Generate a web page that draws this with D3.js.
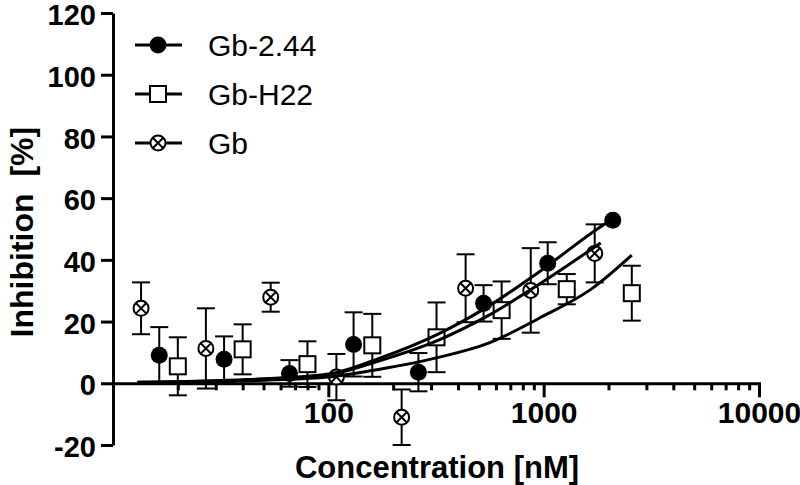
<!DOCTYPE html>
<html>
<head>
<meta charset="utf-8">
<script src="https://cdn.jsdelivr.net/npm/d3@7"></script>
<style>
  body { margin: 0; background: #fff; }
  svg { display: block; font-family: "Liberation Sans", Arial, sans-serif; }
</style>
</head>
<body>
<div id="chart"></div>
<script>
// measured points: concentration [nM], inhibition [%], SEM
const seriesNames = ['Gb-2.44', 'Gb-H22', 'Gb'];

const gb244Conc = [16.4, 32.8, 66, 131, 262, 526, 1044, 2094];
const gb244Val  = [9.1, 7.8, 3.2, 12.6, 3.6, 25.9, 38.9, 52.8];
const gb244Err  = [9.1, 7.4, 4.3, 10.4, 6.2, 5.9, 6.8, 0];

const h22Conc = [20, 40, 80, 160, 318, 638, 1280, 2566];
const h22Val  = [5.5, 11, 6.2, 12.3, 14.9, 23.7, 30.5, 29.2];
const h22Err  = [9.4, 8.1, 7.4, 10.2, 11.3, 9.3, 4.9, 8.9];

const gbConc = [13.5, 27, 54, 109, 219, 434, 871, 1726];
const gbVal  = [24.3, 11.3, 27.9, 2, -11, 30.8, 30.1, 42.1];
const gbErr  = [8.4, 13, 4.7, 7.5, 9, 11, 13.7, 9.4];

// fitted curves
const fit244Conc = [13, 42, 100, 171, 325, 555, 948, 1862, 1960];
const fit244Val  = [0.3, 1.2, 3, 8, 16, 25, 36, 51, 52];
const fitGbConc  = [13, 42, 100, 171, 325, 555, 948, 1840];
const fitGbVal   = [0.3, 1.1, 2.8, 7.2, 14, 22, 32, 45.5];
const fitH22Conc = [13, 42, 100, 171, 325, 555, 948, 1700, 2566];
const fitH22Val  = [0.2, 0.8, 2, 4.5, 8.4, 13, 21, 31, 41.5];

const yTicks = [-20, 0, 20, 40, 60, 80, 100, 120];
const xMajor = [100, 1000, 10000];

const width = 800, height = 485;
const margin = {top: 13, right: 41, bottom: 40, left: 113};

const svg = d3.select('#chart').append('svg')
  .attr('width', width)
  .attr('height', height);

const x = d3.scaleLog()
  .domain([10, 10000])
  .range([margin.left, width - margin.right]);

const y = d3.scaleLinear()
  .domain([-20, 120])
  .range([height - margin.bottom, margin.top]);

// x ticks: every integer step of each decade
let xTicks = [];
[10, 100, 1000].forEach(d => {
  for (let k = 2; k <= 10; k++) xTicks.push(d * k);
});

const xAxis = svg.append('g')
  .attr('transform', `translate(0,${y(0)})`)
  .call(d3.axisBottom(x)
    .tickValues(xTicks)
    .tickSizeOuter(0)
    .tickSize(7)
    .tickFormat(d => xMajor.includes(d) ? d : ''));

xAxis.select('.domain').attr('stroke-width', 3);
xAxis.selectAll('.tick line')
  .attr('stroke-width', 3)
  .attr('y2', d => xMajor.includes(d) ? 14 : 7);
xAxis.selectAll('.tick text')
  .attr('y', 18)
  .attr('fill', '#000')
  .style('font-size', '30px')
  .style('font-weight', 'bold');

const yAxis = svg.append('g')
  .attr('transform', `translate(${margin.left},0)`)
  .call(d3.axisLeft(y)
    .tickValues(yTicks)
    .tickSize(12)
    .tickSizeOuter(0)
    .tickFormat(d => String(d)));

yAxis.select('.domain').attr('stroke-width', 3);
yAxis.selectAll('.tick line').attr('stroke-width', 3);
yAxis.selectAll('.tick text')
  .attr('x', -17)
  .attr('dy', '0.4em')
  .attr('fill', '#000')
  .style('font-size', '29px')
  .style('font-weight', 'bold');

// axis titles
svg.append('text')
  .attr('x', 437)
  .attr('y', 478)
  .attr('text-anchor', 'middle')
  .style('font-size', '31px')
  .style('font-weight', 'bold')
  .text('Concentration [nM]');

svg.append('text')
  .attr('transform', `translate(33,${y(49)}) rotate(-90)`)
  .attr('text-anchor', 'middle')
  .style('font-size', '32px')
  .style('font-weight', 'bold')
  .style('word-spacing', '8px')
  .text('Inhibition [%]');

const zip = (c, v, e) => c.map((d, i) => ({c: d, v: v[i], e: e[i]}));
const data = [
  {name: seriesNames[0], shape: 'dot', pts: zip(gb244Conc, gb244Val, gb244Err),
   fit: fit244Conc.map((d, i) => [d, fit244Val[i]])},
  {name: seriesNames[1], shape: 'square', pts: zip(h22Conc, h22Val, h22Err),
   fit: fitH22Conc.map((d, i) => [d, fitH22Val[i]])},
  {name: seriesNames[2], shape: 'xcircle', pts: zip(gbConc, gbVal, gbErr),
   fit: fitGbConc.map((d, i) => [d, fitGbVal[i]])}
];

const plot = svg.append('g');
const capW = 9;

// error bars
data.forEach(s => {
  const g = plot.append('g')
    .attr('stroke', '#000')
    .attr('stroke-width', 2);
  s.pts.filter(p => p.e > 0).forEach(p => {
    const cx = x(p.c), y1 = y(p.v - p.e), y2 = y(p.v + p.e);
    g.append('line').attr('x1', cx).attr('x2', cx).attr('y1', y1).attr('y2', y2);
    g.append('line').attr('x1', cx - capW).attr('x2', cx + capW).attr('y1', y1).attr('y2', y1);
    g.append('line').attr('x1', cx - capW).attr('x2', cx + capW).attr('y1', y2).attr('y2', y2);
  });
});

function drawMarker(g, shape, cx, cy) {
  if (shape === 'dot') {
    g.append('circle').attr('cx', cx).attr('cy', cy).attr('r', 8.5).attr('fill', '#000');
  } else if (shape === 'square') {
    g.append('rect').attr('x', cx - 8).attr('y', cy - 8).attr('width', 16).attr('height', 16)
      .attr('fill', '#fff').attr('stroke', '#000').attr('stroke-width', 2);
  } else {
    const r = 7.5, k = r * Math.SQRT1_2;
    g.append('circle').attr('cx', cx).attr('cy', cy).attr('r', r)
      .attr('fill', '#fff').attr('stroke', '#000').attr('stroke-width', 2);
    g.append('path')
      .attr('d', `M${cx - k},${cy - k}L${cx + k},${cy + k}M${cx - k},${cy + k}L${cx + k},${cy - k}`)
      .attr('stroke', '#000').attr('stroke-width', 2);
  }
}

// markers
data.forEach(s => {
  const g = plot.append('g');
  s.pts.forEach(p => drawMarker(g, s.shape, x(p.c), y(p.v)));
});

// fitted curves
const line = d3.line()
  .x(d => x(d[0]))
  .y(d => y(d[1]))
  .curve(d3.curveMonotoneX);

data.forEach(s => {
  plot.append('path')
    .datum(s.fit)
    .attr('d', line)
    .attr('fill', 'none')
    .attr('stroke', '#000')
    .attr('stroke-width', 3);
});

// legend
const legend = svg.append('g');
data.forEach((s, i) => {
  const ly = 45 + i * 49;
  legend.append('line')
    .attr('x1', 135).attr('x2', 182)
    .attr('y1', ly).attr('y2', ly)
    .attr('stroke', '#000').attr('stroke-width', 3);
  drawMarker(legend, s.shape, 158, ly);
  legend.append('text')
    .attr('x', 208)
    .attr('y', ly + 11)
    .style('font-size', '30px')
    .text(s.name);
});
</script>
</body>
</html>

EXERCISE INSTRUCTIONS: Omitting all pictures, restate exactly the lines of the material from its start through the line that contains "const seriesNames = ['Gb-2.44', 'Gb-H22', 'Gb'];".

ANSWER IN FULL:
Generate a web page that draws this with D3.js.
<!DOCTYPE html>
<html>
<head>
<meta charset="utf-8">
<script src="https://cdn.jsdelivr.net/npm/d3@7"></script>
<style>
  body { margin: 0; background: #fff; }
  svg { display: block; font-family: "Liberation Sans", Arial, sans-serif; }
</style>
</head>
<body>
<div id="chart"></div>
<script>
// measured points: concentration [nM], inhibition [%], SEM
const seriesNames = ['Gb-2.44', 'Gb-H22', 'Gb'];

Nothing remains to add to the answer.